| What you should do |
Transcribe exactly the lines from the one containing "Generate a Python" through the one containing "lw_edge = 2.6", both included, and leave out any pictures.

[START Dataset entries]

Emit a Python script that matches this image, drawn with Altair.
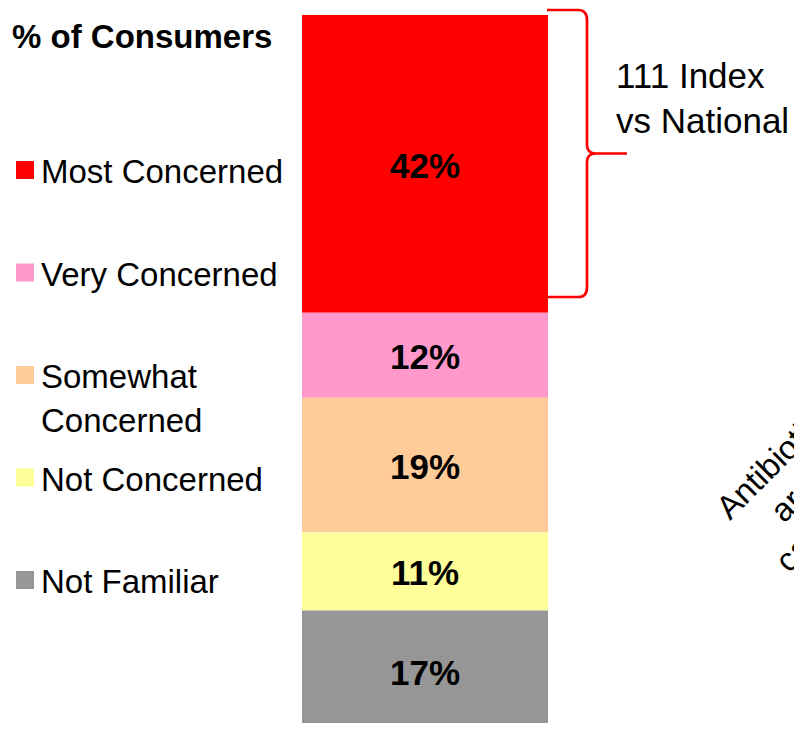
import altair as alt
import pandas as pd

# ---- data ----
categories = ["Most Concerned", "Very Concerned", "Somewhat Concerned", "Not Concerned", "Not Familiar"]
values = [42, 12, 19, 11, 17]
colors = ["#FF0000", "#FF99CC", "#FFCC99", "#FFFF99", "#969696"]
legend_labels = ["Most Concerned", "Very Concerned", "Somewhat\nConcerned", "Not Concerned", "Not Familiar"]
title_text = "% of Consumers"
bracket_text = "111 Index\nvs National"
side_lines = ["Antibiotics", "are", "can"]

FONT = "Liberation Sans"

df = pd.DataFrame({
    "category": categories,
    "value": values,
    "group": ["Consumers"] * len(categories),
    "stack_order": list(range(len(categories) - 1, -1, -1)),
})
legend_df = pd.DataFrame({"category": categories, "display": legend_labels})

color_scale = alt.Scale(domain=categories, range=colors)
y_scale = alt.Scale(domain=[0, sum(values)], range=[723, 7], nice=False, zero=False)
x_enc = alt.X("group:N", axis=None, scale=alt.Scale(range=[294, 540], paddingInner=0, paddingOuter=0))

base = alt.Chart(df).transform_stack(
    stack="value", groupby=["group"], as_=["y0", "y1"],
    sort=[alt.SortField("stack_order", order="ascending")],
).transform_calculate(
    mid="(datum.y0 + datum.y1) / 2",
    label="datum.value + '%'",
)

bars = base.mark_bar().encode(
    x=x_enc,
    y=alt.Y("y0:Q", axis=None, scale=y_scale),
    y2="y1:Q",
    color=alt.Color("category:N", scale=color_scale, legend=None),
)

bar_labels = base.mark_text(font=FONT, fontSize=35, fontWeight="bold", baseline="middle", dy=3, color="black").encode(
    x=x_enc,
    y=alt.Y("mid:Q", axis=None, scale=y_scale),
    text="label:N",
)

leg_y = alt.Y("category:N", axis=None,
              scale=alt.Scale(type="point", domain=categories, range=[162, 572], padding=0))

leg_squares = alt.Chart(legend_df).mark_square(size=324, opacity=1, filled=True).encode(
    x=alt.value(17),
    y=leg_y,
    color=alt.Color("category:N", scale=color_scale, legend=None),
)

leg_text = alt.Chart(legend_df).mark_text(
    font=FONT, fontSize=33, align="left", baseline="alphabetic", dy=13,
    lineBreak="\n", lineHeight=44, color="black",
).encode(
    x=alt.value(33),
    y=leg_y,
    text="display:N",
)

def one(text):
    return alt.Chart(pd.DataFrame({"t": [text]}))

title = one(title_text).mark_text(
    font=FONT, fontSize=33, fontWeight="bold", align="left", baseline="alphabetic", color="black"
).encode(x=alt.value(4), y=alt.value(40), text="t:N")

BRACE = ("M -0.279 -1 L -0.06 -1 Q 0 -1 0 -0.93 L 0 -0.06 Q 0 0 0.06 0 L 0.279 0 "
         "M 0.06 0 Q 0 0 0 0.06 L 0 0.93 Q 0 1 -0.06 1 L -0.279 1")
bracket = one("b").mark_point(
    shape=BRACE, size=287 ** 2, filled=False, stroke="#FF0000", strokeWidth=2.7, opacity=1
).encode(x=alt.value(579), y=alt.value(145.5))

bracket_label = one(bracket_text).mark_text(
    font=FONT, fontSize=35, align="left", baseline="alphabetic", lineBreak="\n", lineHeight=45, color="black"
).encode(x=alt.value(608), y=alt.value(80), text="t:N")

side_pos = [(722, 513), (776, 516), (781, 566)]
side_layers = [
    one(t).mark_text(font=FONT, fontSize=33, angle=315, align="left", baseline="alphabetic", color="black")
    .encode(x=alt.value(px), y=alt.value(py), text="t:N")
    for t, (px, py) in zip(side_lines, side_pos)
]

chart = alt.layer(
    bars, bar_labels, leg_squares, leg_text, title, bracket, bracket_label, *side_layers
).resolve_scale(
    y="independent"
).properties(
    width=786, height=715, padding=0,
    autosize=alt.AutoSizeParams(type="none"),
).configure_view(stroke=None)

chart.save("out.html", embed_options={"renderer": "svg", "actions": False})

[END Dataset entries]
[START Dataset entries]

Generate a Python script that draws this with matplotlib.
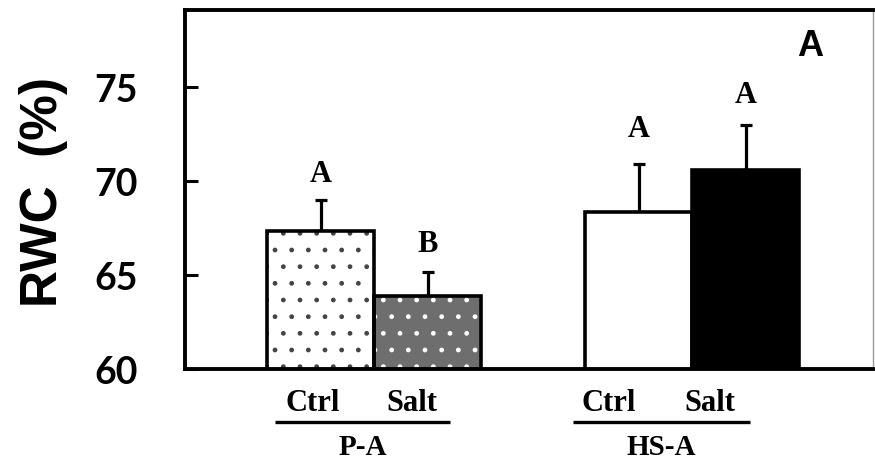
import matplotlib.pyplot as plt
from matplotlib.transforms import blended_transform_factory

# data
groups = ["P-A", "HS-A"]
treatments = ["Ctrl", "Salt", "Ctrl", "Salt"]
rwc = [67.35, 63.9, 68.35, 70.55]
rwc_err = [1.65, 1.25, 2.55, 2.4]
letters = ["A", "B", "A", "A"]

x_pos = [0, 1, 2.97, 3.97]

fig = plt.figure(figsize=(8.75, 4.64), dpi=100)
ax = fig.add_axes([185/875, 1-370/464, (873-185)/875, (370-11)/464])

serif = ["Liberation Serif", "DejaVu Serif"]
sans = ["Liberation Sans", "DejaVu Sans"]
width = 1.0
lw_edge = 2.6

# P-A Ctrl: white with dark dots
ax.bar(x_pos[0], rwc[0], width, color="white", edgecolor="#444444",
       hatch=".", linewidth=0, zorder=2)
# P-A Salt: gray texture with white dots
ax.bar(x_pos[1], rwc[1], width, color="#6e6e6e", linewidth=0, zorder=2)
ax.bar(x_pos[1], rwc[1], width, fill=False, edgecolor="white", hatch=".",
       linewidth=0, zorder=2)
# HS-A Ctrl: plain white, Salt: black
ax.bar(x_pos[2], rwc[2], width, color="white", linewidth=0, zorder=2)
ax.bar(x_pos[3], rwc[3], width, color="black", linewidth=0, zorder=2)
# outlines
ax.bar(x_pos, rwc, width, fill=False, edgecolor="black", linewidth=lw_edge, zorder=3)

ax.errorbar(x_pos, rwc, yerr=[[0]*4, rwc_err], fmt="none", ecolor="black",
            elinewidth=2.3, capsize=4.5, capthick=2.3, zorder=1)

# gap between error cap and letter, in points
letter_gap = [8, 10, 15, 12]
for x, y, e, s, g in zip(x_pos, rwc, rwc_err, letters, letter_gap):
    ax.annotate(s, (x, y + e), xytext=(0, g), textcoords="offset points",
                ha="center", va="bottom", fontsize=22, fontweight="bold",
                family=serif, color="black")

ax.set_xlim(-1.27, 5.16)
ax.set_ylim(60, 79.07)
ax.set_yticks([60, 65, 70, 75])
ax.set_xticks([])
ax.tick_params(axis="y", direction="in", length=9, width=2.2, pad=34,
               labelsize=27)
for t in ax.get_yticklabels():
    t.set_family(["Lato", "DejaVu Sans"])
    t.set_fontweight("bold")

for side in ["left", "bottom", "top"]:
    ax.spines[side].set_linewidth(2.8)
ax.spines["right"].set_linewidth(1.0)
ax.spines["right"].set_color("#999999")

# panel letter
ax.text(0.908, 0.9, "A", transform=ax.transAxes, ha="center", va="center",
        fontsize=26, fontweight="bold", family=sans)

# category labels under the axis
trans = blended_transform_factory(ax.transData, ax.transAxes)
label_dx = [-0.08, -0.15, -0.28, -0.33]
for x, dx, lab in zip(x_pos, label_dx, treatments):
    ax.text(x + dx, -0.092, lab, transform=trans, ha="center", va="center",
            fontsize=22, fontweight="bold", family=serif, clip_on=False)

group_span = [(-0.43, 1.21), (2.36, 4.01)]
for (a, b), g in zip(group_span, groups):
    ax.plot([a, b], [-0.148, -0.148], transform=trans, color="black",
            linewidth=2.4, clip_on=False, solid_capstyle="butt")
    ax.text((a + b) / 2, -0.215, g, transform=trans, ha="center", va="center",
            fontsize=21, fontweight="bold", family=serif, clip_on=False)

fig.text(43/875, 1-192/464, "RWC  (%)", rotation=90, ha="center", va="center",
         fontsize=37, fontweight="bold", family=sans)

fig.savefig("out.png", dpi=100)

[END Dataset entries]

| Full output |
Generate a Python script that draws this with matplotlib.
import matplotlib.pyplot as plt
from matplotlib.transforms import blended_transform_factory

# data
groups = ["P-A", "HS-A"]
treatments = ["Ctrl", "Salt", "Ctrl", "Salt"]
rwc = [67.35, 63.9, 68.35, 70.55]
rwc_err = [1.65, 1.25, 2.55, 2.4]
letters = ["A", "B", "A", "A"]

x_pos = [0, 1, 2.97, 3.97]

fig = plt.figure(figsize=(8.75, 4.64), dpi=100)
ax = fig.add_axes([185/875, 1-370/464, (873-185)/875, (370-11)/464])

serif = ["Liberation Serif", "DejaVu Serif"]
sans = ["Liberation Sans", "DejaVu Sans"]
width = 1.0
lw_edge = 2.6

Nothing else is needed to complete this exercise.